Identification, Images, & Information
For Insects, Spiders & Their Kin
For the United States & Canada
Photo#1506329
Tephritidae:Trupanea actinobola - Trupanea vicina - female

Tephritidae:Trupanea actinobola - Trupanea vicina - Female
Rohnert Park, Sonoma County, California, USA
April 2, 2018
Size: +/-5mm
In E Section of Rohnert Park; on sweet alyssum flowers; weak sun; slight haze; 3-5 mph; 73d F.

Images of this individual: tag all
Tephritidae:Trupanea actinobola - Trupanea vicina - female Tephritidae:Trupanea actinobola - Trupanea vicina - female

Moved
Moved from Trupanea.

Keying to Species in the Genus Trupanea
This is from the key linked on the genus page. (1) (1960)
Note: some of the labeling may be confusing. For example vein M3+Cu1 = CuA1 and cell R = cell br (...in other texts)
(Key to females)
1) - Wing with preapical dark area in distal third or half of cell R3 and basal half of cell R5, with narrow dark rays diverging from it to margins ........... 2
2) - Dark ray connecting stigma with vein r-m much narrower than length of stigma, sometimes completely absent ........... 4
4) - One dark ray through cell 1st M2; in addition, sometimes a spot near middle of that cell and a dark spot in line with it on vein M3+Cu1, [CuA1] or with other markings within cell proximal to distal ray ........... 10
10) - Hyaline spot immediately anterior to vein m rounded anteriorly and rarely exceeding posterior two-thirds of cell R5 ........... 11
11) - Distal end of cell R definitely infuscated in addition to narrow band along vein r-m ........... 18
18) - Apex of cell R with dark even infuscation similar to that in base of cell R5; proximal border sharply delimited ........... vicina (Van der Wulp 1899)

Description:
The most distinctive feature of this wing pattern is the extensive evenly dark nonareolate infuscation in the apex of cell R [br] and the characteristic manner in which the dark ray through the stigma tends to run into it rather than more obliquely to vein r-m.
In addition, the marginal hyaline spot at the apex of vein R2+3 is more or less centered in the dark area on each side of it.
This image shows the wing patterns very nicely: ♀

Distribution:
Orizaba and Gulf of California (Mex.) California, Arizona, New Mexico, and Texas.

Moved
Moved from ID Request.

 
T. actinobola
Please note Fig. 25, p 823, Manual of Nearctic Diptera, Vol. 2; this is T. actinobola, don't you think?

 
Maybe
I'm not sure that we can completely rule out Trupanea vicina in this case.
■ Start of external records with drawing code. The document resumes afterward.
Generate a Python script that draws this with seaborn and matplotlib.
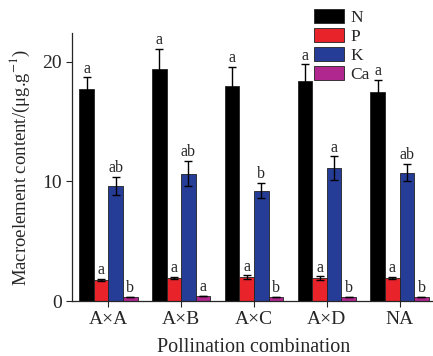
import matplotlib
matplotlib.use("Agg")
import matplotlib.pyplot as plt
import seaborn as sns
import pandas as pd
import numpy as np

groups = ["A×A", "A×B", "A×C", "A×D", "NA"]
elements = ["N", "P", "K", "Ca"]
N_vals = [17.7, 19.4, 17.95, 18.4, 17.5]
N_err = [1.0, 1.7, 1.6, 1.4, 1.0]
P_vals = [1.78, 1.92, 2.0, 1.92, 1.9]
P_err = [0.1, 0.12, 0.15, 0.15, 0.1]
K_vals = [9.65, 10.65, 9.23, 11.1, 10.74]
K_err = [0.75, 1.05, 0.65, 1.0, 0.72]
Ca_vals = [0.33, 0.4, 0.33, 0.33, 0.33]
Ca_err = [0.02, 0.02, 0.02, 0.02, 0.02]
N_letters = ["a", "a", "a", "a", "a"]
P_letters = ["a", "a", "a", "a", "a"]
K_letters = ["ab", "ab", "b", "a", "ab"]
Ca_letters = ["b", "a", "b", "b", "b"]
colors = ["#000000", "#e8232a", "#263d98", "#b0278f"]

vals = {"N": N_vals, "P": P_vals, "K": K_vals, "Ca": Ca_vals}
errs = {"N": N_err, "P": P_err, "K": K_err, "Ca": Ca_err}
letters = {"N": N_letters, "P": P_letters, "K": K_letters, "Ca": Ca_letters}

rows = []
for e in elements:
    for g, v in zip(groups, vals[e]):
        rows.append({"group": g, "element": e, "value": v})
df = pd.DataFrame(rows)

sns.set_style("ticks")
plt.rcParams["font.family"] = ["Liberation Serif", "DejaVu Serif"]
plt.rcParams["mathtext.fontset"] = "stix"

W, H = 433, 356
fig = plt.figure(figsize=(W / 100, H / 100), dpi=100)
ax = fig.add_axes([72 / W, 1 - 301 / H, (436 - 72) / W, (301 - 33) / H])

sns.barplot(data=df, x="group", y="value", hue="element", hue_order=elements,
            order=groups, palette=colors, ax=ax, width=0.8, errorbar=None,
            edgecolor="#222222", linewidth=0.6, saturation=1)

for cont, e in zip(ax.containers, elements):
    xs = [p.get_x() + p.get_width() / 2 for p in cont.patches]
    ys = [p.get_height() for p in cont.patches]
    ax.errorbar(xs, ys, yerr=errs[e], fmt="none", ecolor="black",
                elinewidth=1.0, capsize=3, capthick=1.0, zorder=5)
    for x, y, er, t in zip(xs, ys, errs[e], letters[e]):
        ax.text(x, y + er + 0.05, t, ha="center", va="bottom", fontsize=11.5)

ax.set_xlim(-0.5, 4.5)
ax.set_ylim(0, 22.4)
ax.set_yticks([0, 10, 20])
ax.tick_params(axis="both", labelsize=14, direction="out", length=4, width=0.8)
ax.set_xlabel("Pollination combination", fontsize=14.5, labelpad=7)
ax.set_ylabel("Macroelement content/(μg.g$^{-1}$)", fontsize=13.5, labelpad=7)
for s in ["top", "right"]:
    ax.spines[s].set_visible(False)
for s in ["left", "bottom"]:
    ax.spines[s].set_linewidth(0.9)

leg = ax.legend(loc="upper left", bbox_to_anchor=(0.665, 1.09), frameon=False,
                fontsize=12.5, handlelength=1.7, handleheight=0.85,
                labelspacing=0.12, handletextpad=0.4, borderaxespad=0,
                borderpad=0)
fig.savefig("out.png", dpi=100)
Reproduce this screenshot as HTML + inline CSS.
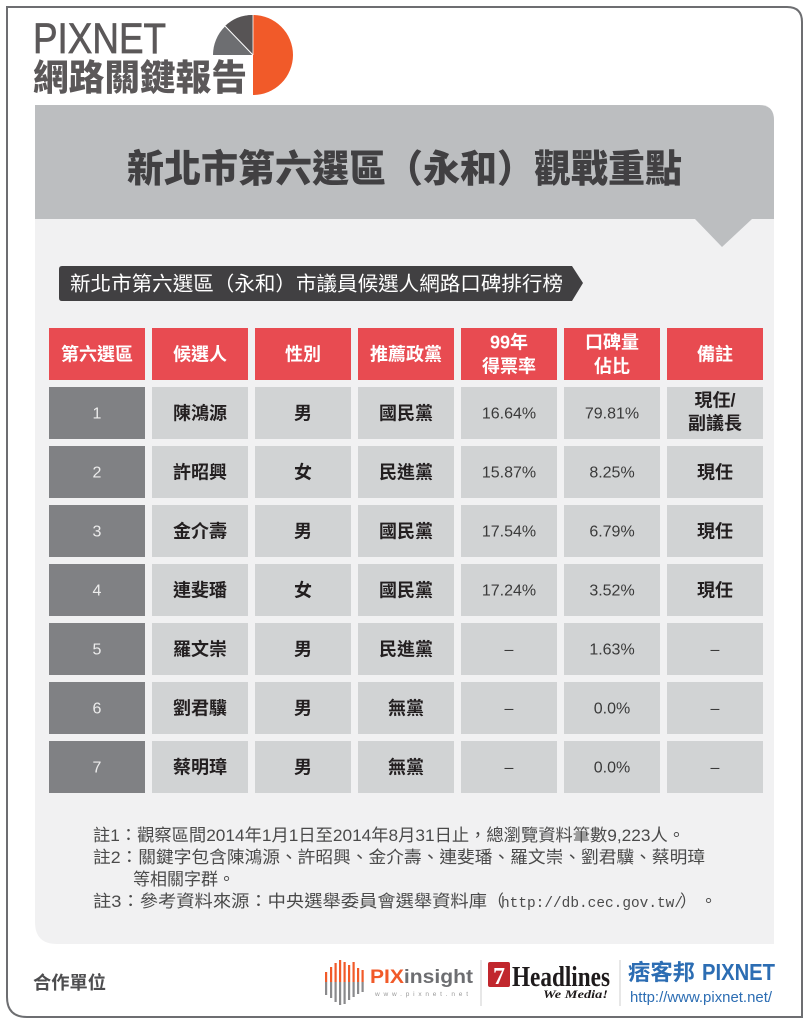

I'm not an expert on this genus. (...yet) Most of the examples of that species are from the eastern range.
Please compare: ♀ (CA) That image may or may not be misplaced, but I'm not sure what we should be looking for, to distinguish the correct species here. They are very similar anyway: ♀ (IL) Trupanea actinobola

The page that you referenced is part of a general Key-to-Genera and may not be adequate for determining the exact species.
If you check the Key-to-Species (1) Page 29, figures 24 & 25, you will see that these two species really are very similar.

 
T. actinobola
Of course it's a key to genera; however, if you look, you'll see that the illustration to which I refer is of T. actinobola's wing--and it's a ringer for the wing of the fly in the photograph I submitted. That's ringer as in identical down to the last detail--the reason for selecting the pair of photographs that I submitted was to illustrate this fact.

I am back and out of the hospital: this fly is T. vacina. Thanks everybody for not listeing to me! And an especial thanks to Bob Biagi.